# Problem to work on:
Quote each line of the material verbatim, without the pictures.
■ ■ ■ ■ ■ ■ ■
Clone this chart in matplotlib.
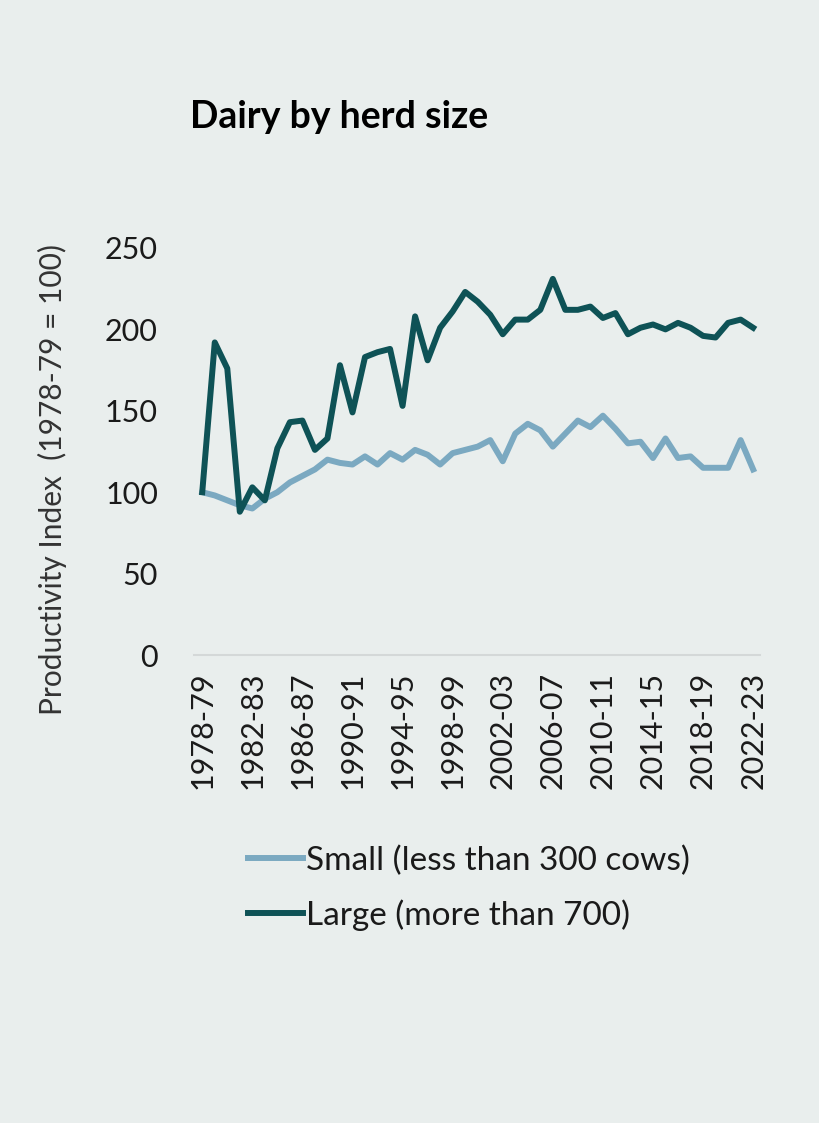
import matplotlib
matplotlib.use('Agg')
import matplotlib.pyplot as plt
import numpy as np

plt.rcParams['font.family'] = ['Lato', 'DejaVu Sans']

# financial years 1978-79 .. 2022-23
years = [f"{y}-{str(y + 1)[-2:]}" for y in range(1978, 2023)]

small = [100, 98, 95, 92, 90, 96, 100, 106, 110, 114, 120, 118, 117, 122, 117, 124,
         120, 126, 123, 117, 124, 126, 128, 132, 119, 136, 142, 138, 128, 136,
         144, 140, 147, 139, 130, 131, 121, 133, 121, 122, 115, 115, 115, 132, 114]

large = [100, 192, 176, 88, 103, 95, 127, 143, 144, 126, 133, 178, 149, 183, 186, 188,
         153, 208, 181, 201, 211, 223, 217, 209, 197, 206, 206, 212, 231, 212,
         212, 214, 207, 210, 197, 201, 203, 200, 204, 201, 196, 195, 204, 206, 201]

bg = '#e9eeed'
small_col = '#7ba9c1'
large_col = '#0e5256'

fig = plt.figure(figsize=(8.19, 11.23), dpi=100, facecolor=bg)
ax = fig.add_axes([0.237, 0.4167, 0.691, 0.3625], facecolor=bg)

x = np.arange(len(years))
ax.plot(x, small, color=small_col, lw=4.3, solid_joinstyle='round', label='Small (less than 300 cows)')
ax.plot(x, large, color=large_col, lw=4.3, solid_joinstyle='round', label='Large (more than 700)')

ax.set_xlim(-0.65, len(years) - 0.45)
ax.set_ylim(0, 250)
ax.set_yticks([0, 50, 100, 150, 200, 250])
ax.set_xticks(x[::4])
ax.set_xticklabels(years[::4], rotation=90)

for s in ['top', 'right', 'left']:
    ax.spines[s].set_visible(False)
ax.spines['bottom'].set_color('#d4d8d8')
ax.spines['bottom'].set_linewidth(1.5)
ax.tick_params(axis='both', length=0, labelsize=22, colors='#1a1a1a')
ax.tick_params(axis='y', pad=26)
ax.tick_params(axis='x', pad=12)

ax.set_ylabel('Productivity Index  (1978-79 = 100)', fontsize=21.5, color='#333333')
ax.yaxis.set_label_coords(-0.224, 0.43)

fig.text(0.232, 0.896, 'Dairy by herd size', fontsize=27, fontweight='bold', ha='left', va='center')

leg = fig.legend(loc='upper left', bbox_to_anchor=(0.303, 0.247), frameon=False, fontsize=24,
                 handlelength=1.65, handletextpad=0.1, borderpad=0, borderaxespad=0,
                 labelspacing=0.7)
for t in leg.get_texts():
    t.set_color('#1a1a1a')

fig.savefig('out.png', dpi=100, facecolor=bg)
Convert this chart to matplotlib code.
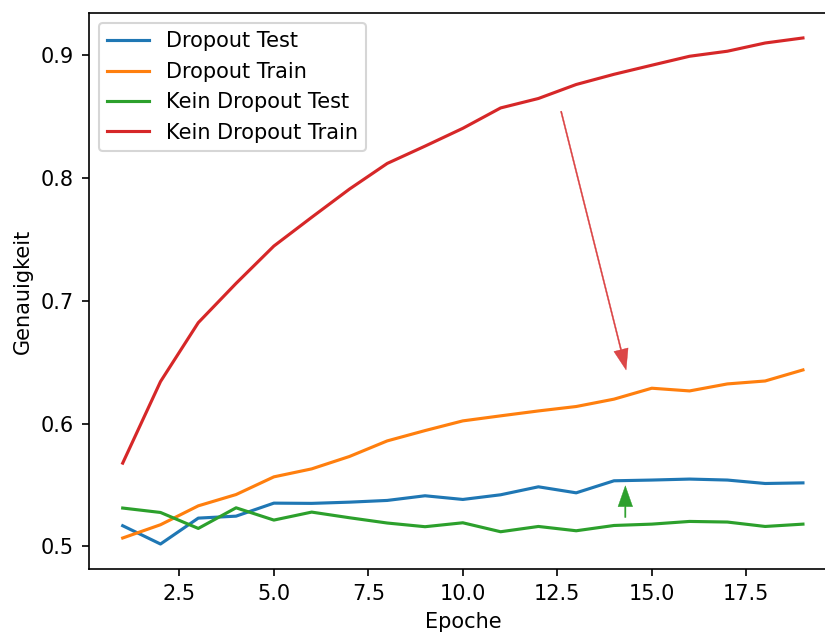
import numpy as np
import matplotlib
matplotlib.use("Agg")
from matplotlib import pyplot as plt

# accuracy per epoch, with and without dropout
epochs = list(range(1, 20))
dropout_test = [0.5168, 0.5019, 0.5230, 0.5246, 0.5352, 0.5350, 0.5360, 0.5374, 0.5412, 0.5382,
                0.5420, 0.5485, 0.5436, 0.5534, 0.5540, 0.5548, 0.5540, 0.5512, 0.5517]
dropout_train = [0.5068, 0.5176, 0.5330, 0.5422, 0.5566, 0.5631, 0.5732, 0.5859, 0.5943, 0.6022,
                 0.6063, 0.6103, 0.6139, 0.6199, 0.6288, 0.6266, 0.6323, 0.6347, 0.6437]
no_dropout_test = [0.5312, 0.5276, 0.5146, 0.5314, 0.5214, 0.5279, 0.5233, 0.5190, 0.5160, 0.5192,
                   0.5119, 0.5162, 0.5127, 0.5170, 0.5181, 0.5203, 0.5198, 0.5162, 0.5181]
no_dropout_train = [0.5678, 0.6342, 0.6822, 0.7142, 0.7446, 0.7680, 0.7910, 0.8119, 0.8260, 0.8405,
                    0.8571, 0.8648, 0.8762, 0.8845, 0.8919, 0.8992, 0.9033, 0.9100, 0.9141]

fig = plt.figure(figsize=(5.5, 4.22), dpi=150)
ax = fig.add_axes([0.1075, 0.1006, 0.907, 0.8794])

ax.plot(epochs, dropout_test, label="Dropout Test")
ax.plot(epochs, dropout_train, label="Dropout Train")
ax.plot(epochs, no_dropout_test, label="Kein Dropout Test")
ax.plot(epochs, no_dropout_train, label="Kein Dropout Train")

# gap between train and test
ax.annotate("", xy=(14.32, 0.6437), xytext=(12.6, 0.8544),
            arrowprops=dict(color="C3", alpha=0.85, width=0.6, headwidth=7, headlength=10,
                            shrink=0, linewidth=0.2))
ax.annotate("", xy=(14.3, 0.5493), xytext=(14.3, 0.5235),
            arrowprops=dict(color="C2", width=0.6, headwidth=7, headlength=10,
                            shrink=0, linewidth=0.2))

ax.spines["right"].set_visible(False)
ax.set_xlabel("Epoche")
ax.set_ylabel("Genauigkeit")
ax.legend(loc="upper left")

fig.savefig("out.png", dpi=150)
■ ■ ■ ■ ■ ■ ■
# Response:
Clone this chart in matplotlib.
import matplotlib
matplotlib.use('Agg')
import matplotlib.pyplot as plt
import numpy as np

plt.rcParams['font.family'] = ['Lato', 'DejaVu Sans']

# financial years 1978-79 .. 2022-23
years = [f"{y}-{str(y + 1)[-2:]}" for y in range(1978, 2023)]

small = [100, 98, 95, 92, 90, 96, 100, 106, 110, 114, 120, 118, 117, 122, 117, 124,
         120, 126, 123, 117, 124, 126, 128, 132, 119, 136, 142, 138, 128, 136,
         144, 140, 147, 139, 130, 131, 121, 133, 121, 122, 115, 115, 115, 132, 114]

large = [100, 192, 176, 88, 103, 95, 127, 143, 144, 126, 133, 178, 149, 183, 186, 188,
         153, 208, 181, 201, 211, 223, 217, 209, 197, 206, 206, 212, 231, 212,
         212, 214, 207, 210, 197, 201, 203, 200, 204, 201, 196, 195, 204, 206, 201]

bg = '#e9eeed'
small_col = '#7ba9c1'
large_col = '#0e5256'

fig = plt.figure(figsize=(8.19, 11.23), dpi=100, facecolor=bg)
ax = fig.add_axes([0.237, 0.4167, 0.691, 0.3625], facecolor=bg)

x = np.arange(len(years))
ax.plot(x, small, color=small_col, lw=4.3, solid_joinstyle='round', label='Small (less than 300 cows)')
ax.plot(x, large, color=large_col, lw=4.3, solid_joinstyle='round', label='Large (more than 700)')

ax.set_xlim(-0.65, len(years) - 0.45)
ax.set_ylim(0, 250)
ax.set_yticks([0, 50, 100, 150, 200, 250])
ax.set_xticks(x[::4])
ax.set_xticklabels(years[::4], rotation=90)

for s in ['top', 'right', 'left']:
    ax.spines[s].set_visible(False)
ax.spines['bottom'].set_color('#d4d8d8')
ax.spines['bottom'].set_linewidth(1.5)
ax.tick_params(axis='both', length=0, labelsize=22, colors='#1a1a1a')
ax.tick_params(axis='y', pad=26)
ax.tick_params(axis='x', pad=12)

ax.set_ylabel('Productivity Index  (1978-79 = 100)', fontsize=21.5, color='#333333')
ax.yaxis.set_label_coords(-0.224, 0.43)

fig.text(0.232, 0.896, 'Dairy by herd size', fontsize=27, fontweight='bold', ha='left', va='center')

leg = fig.legend(loc='upper left', bbox_to_anchor=(0.303, 0.247), frameon=False, fontsize=24,
                 handlelength=1.65, handletextpad=0.1, borderpad=0, borderaxespad=0,
                 labelspacing=0.7)
for t in leg.get_texts():
    t.set_color('#1a1a1a')

fig.savefig('out.png', dpi=100, facecolor=bg)
Convert this chart to matplotlib code.
import numpy as np
import matplotlib
matplotlib.use("Agg")
from matplotlib import pyplot as plt

# accuracy per epoch, with and without dropout
epochs = list(range(1, 20))
dropout_test = [0.5168, 0.5019, 0.5230, 0.5246, 0.5352, 0.5350, 0.5360, 0.5374, 0.5412, 0.5382,
                0.5420, 0.5485, 0.5436, 0.5534, 0.5540, 0.5548, 0.5540, 0.5512, 0.5517]
dropout_train = [0.5068, 0.5176, 0.5330, 0.5422, 0.5566, 0.5631, 0.5732, 0.5859, 0.5943, 0.6022,
                 0.6063, 0.6103, 0.6139, 0.6199, 0.6288, 0.6266, 0.6323, 0.6347, 0.6437]
no_dropout_test = [0.5312, 0.5276, 0.5146, 0.5314, 0.5214, 0.5279, 0.5233, 0.5190, 0.5160, 0.5192,
                   0.5119, 0.5162, 0.5127, 0.5170, 0.5181, 0.5203, 0.5198, 0.5162, 0.5181]
no_dropout_train = [0.5678, 0.6342, 0.6822, 0.7142, 0.7446, 0.7680, 0.7910, 0.8119, 0.8260, 0.8405,
                    0.8571, 0.8648, 0.8762, 0.8845, 0.8919, 0.8992, 0.9033, 0.9100, 0.9141]

fig = plt.figure(figsize=(5.5, 4.22), dpi=150)
ax = fig.add_axes([0.1075, 0.1006, 0.907, 0.8794])

ax.plot(epochs, dropout_test, label="Dropout Test")
ax.plot(epochs, dropout_train, label="Dropout Train")
ax.plot(epochs, no_dropout_test, label="Kein Dropout Test")
ax.plot(epochs, no_dropout_train, label="Kein Dropout Train")

# gap between train and test
ax.annotate("", xy=(14.32, 0.6437), xytext=(12.6, 0.8544),
            arrowprops=dict(color="C3", alpha=0.85, width=0.6, headwidth=7, headlength=10,
                            shrink=0, linewidth=0.2))
ax.annotate("", xy=(14.3, 0.5493), xytext=(14.3, 0.5235),
            arrowprops=dict(color="C2", width=0.6, headwidth=7, headlength=10,
                            shrink=0, linewidth=0.2))

ax.spines["right"].set_visible(False)
ax.set_xlabel("Epoche")
ax.set_ylabel("Genauigkeit")
ax.legend(loc="upper left")

fig.savefig("out.png", dpi=150)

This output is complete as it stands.